このように、配当を目的として定期的な売買がある一方で、キャピタル狙いの売買が少ないということで、株価が安定します。
キャピタル狙いの投資で株価が上がらないのは致命的なのですが、他方で三菱HCは25年連続増配中で、25年間で配当は46倍になっています。
長期で売却しないつもりなら、株価の上げ下げはデメリットではない一方で、毎年もらえる配当は上がり続けることにはメリットがあります。
しかも、一度レンジを切り上げてしまうと、長期にわたって下がってくることがない性質上、ボックス内で回転させようとして売ったところでレンジが切りあがってしまうと、ずっと買い戻せなくなり、その期間の増配の恩恵は受けれなくなってしまいます。
逆に言えばそういった思惑も相まって、握力の強い株主が握ったままになりやすいともいえそうです。
株価というのは、株以外の商品と一緒で、誰かが欲しいと思う需要があれば上がりますから、配当や増配はそういった意味で需要になり続ける可能性がありますからね。
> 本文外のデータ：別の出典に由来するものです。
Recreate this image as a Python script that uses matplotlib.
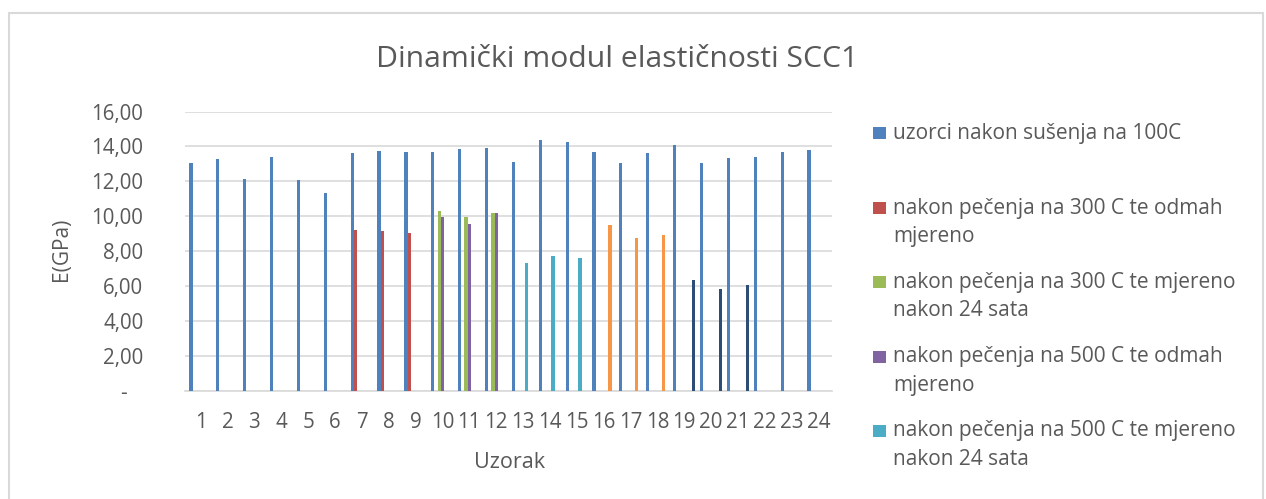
import matplotlib
matplotlib.use("Agg")
import matplotlib.pyplot as plt
from matplotlib.patches import Rectangle
import numpy as np

# Sample numbers on the category axis
samples = [str(i) for i in range(1, 25)]

# E (GPa) per treatment; None where a sample was not tested in that condition
dried_100 = [13.03, 13.26, 12.15, 13.41, 12.07, 11.35, 13.60, 13.75, 13.68, 13.68, 13.83, 13.91,
             13.09, 14.35, 14.27, 13.68, 13.03, 13.60, 14.06, 13.03, 13.32, 13.41, 13.70, 13.77]
fired_300_now = [None] * 6 + [9.21, 9.13, 9.06] + [None] * 15
fired_300_24h = [None] * 9 + [10.32, 9.94, 10.17] + [None] * 12
fired_500_now = [None] * 9 + [9.94, 9.57, 10.17] + [None] * 12
fired_500_24h = [None] * 12 + [7.30, 7.72, 7.59] + [None] * 9
fired_700_now = [None] * 15 + [9.50, 8.77, 8.90] + [None] * 6
fired_700_24h = [None] * 18 + [6.33, 5.81, 6.04] + [None] * 3

series_labels = [
    "uzorci nakon sušenja na 100C",
    "nakon pečenja na 300 C te odmah\nmjereno",
    "nakon pečenja na 300 C te mjereno\nnakon 24 sata",
    "nakon pečenja na 500 C te odmah\nmjereno",
    "nakon pečenja na 500 C te mjereno\nnakon 24 sata",
    "nakon pečenja na 700 C te odmah\nmjereno",
    "nakon pečenja na 700 C te mjereno\nnakon 24 sata",
]
series_values = [dried_100, fired_300_now, fired_300_24h, fired_500_now,
                 fired_500_24h, fired_700_now, fired_700_24h]
series_colors = ["#4F81BD", "#C0504D", "#9BBB59", "#8064A2", "#4BACC6", "#F79646", "#2C4D75"]
legend_count = 5  # the legend box only has room for the first five entries

y_ticks = [0, 2, 4, 6, 8, 10, 12, 14, 16]
y_tick_labels = ["-   ", "2,00", "4,00", "6,00", "8,00", "10,00", "12,00", "14,00", "16,00"]

TEXT = "#595959"
GRID = "#D9D9D9"
FONT = "Open Sans"
plt.rcParams["font.family"] = [FONT, "DejaVu Sans"]

W, H = 1266, 499
fig = plt.figure(figsize=(W / 100, H / 100), dpi=100)

# Chart frame
fig.patches.append(Rectangle((9 / W, -0.05), 1254 / W, 1 - 13 / H + 0.05,
                             transform=fig.transFigure, fill=False,
                             edgecolor=GRID, linewidth=1.5))

ax = fig.add_axes([185 / W, (H - 390.7) / H, (832 - 185) / W, (390.7 - 111.6) / H])

x = np.arange(len(samples))
n = len(series_values)
group = 0.833
bw = group / n
for i, (vals, col, lab) in enumerate(zip(series_values, series_colors, series_labels)):
    v = np.array([np.nan if a is None else a for a in vals], dtype=float)
    ax.bar(x + (i - (n - 1) / 2) * bw, v, width=bw, color=col, linewidth=0, label=lab, zorder=3)

ax.set_xlim(-0.58, len(samples) - 0.5)
ax.set_ylim(0, 16)
ax.set_yticks(y_ticks)
ax.set_yticklabels(y_tick_labels)
ax.set_xticks(x)
ax.set_xticklabels(samples)
ax.tick_params(axis="y", length=0, pad=30, labelsize=14.8, labelcolor=TEXT)
ax.tick_params(axis="x", length=0, pad=15, labelsize=14.8, labelcolor=TEXT)
ax.yaxis.grid(True, color=GRID, linewidth=1.2, zorder=0)
for s in ["top", "right", "left"]:
    ax.spines[s].set_visible(False)
ax.spines["bottom"].set_color(GRID)
ax.spines["bottom"].set_linewidth(1.2)

fig.text(617.5 / W, 1 - 67 / H, "Dinamički modul elastičnosti SCC1", ha="center",
         va="baseline", fontsize=21.7, color=TEXT)
fig.text(61.7 / W, 1 - 249 / H, "E(GPa)", rotation=90, ha="center", va="center",
         fontsize=15, color=TEXT)
fig.text(510 / W, 1 - 462 / H, "Uzorak", ha="center", va="center", fontsize=15.5, color=TEXT)

# Legend drawn as a column of colour keys with wrapped labels
first_line_y = [133.3, 208.3, 282.3, 356.7, 430.7]
line_gap = 28.5
for k in range(legend_count):
    y0 = first_line_y[k]
    fig.patches.append(Rectangle((873 / W, 1 - (y0 + 6) / H), 13 / W, 12 / H,
                                 transform=fig.transFigure, facecolor=series_colors[k],
                                 edgecolor="none"))
    for j, line in enumerate(series_labels[k].split("\n")):
        fig.text(893 / W, 1 - (y0 + j * line_gap) / H, line, ha="left", va="center",
                 fontsize=15, color=TEXT)

fig.savefig("out.png", dpi=100)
投資が長期でプラスサムゲームになるのは資本主義が長期では成長を続けるから、そして成長で得る利益を企業が投資家へ還元するからです。
配当はその意味で、最も分かりやすい還元で、定期的に投資家の手元に戻ります。
株価と同じように、不況時には減配されてしまう可能性もあります。
しかし三菱HCが25年連続増配をしているというのは、その間にはリーマンショックやコロナショックで減益して株価が暴落しても、減益が一過性なら増配はし続けるという企業方針の表れです。
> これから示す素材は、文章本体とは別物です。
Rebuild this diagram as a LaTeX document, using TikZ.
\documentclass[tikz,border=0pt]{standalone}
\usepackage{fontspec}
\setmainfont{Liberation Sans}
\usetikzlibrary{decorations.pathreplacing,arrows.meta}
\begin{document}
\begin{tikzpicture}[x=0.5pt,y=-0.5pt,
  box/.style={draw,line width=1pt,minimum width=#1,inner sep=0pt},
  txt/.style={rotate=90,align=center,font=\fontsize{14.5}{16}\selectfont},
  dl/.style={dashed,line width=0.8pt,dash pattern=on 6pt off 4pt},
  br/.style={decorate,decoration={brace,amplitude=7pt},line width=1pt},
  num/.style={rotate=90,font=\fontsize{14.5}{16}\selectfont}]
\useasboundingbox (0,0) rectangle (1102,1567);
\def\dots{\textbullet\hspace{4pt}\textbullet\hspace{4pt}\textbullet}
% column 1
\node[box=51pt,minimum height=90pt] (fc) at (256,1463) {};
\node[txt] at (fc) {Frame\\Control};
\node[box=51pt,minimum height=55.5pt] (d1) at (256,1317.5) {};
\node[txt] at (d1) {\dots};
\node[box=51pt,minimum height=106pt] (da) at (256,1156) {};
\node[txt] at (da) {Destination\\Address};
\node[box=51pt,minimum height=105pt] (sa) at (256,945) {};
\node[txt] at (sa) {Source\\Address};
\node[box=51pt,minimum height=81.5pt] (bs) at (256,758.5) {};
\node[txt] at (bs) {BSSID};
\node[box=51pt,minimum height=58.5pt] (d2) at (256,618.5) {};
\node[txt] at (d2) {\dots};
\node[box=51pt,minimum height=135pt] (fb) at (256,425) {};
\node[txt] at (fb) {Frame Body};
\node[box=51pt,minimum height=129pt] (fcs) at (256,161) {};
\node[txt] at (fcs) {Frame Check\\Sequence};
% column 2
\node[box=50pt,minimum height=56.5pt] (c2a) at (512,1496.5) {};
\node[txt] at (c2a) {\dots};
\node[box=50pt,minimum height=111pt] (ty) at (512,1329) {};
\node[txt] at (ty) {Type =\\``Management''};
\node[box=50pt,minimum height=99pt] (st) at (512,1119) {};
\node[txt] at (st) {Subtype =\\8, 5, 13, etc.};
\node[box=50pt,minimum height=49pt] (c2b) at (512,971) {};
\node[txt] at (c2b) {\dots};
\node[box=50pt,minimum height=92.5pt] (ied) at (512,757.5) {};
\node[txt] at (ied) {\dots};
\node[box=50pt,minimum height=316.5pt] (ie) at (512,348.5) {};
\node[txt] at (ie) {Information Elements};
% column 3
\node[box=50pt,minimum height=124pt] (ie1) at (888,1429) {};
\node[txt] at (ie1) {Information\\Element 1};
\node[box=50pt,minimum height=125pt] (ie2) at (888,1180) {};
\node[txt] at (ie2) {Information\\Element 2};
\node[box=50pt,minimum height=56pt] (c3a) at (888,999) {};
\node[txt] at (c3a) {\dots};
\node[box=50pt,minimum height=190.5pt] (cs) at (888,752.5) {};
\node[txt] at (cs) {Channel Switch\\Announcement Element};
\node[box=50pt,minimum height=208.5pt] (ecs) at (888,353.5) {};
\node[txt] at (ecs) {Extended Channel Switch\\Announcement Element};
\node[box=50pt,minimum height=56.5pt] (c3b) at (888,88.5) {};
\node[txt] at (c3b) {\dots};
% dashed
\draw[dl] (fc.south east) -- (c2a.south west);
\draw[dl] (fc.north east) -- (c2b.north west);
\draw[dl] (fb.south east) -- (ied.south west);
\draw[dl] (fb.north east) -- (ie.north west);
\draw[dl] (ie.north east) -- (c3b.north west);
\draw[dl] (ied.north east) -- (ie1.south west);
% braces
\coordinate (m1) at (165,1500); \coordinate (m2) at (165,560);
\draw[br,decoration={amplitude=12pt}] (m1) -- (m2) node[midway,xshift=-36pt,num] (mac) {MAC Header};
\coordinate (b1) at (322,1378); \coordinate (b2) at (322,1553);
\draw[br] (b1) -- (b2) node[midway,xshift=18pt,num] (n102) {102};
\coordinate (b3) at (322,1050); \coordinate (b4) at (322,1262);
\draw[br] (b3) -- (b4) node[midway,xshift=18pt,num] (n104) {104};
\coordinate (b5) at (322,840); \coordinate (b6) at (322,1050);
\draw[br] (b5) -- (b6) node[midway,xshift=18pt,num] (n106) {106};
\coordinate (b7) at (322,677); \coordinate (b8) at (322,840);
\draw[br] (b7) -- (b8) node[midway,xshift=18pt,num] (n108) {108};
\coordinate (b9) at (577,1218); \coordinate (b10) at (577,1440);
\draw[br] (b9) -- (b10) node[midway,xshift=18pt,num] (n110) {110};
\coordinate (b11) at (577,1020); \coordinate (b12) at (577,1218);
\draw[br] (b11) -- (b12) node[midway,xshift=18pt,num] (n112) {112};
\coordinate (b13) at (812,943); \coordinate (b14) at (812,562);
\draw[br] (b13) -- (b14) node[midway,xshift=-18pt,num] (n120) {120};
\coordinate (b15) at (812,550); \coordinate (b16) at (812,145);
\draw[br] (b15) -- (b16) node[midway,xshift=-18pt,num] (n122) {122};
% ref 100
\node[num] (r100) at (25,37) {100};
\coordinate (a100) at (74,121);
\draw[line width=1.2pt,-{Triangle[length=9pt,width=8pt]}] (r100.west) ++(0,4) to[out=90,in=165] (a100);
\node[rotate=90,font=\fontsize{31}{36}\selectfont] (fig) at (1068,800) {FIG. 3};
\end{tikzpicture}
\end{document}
このような連続増配する企業、米国では昔からよくあるのですが、最近日本企業も増えてきている他、累進配当(配当は前年度維持もしくは増配)を宣言する企業が増えてきています。
こういった企業に対して分散投資を行うことで、株価下落のリスクは呑み込みつつ、減配リスクは抑えて投資が出来るようになるのが長期投資のメリットです。
短期での妙味は薄いですが、長期ではリスクを大幅に減らしつつゲームをプラスサムゲームに持っていけるのが長期投資の妙味でないかと思っています。
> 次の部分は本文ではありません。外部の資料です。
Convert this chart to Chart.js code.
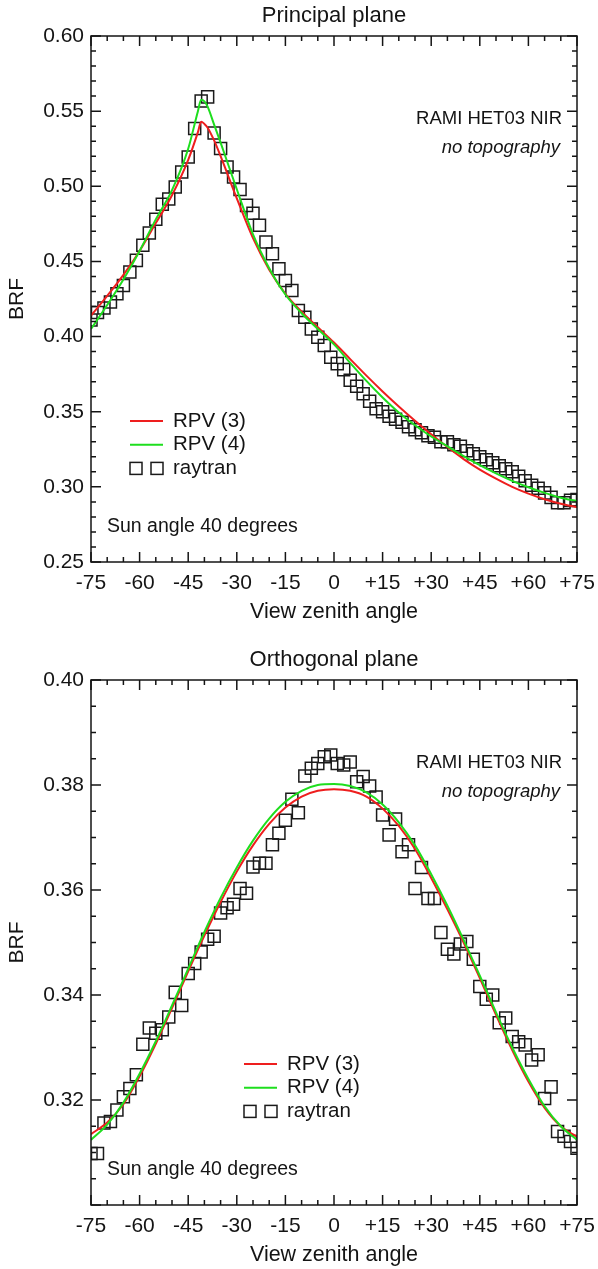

こういう還元方針の企業への投資は、特に自身が年金暮らしになる老後、定期的な配当収入を与えてくれます。
その意味でも、老後の資産形成を目指した投資としては、DC(iDeCo)、積み立てNISAとも目標が近しいです。
投資対象を個別株に買えても、DCや積み立てNISAのような分散した銘柄に対して投資することで、リスクを抑えられ、その効果は50銘柄以上であれば、ある程度分散効果は発揮できると言われています。
この銘柄数であれば、十分個人でも買える数です。
米国株であれば1株から買えますし、日本株でも単元未満株で1株から買える証券会社も増えてきましたからね。
インデックスよりハイリスクにはなりますが、逆にインデックスには無い配当というメリットもありますから、投信への積み立てからのステップアップとして丁度いいのではないかと思います。
高配投資については↓が明るいです。
バクさんはYouTube動画でも高配当株についてかなり広く解説しています。
誰もが知っている大型株から、どこから見つけてきたの?という小型株まで、高配当株についての解説をしてくれています。
【投資家バク】高配当・増配株で目指せFIRE - YouTube
全ての投資、金融商品にはリスクがありそれは銀行預金ですら一緒です。
ですが問題はリスクがあるか無いかではなく、どの程度のリスクなのか、です。
ハイリスクな株への投資とローリスクな債券への投資を一緒に考えていけないのと同じように、トレードと長期投資も別物と考え、資産運用の一つの方法と考えると、株式投資も多くの人の老後に向けた資産形成となりうると思いますので、興味を持たれた方は余剰資金の範囲内で、挑戦してみるのもいいのではと思います。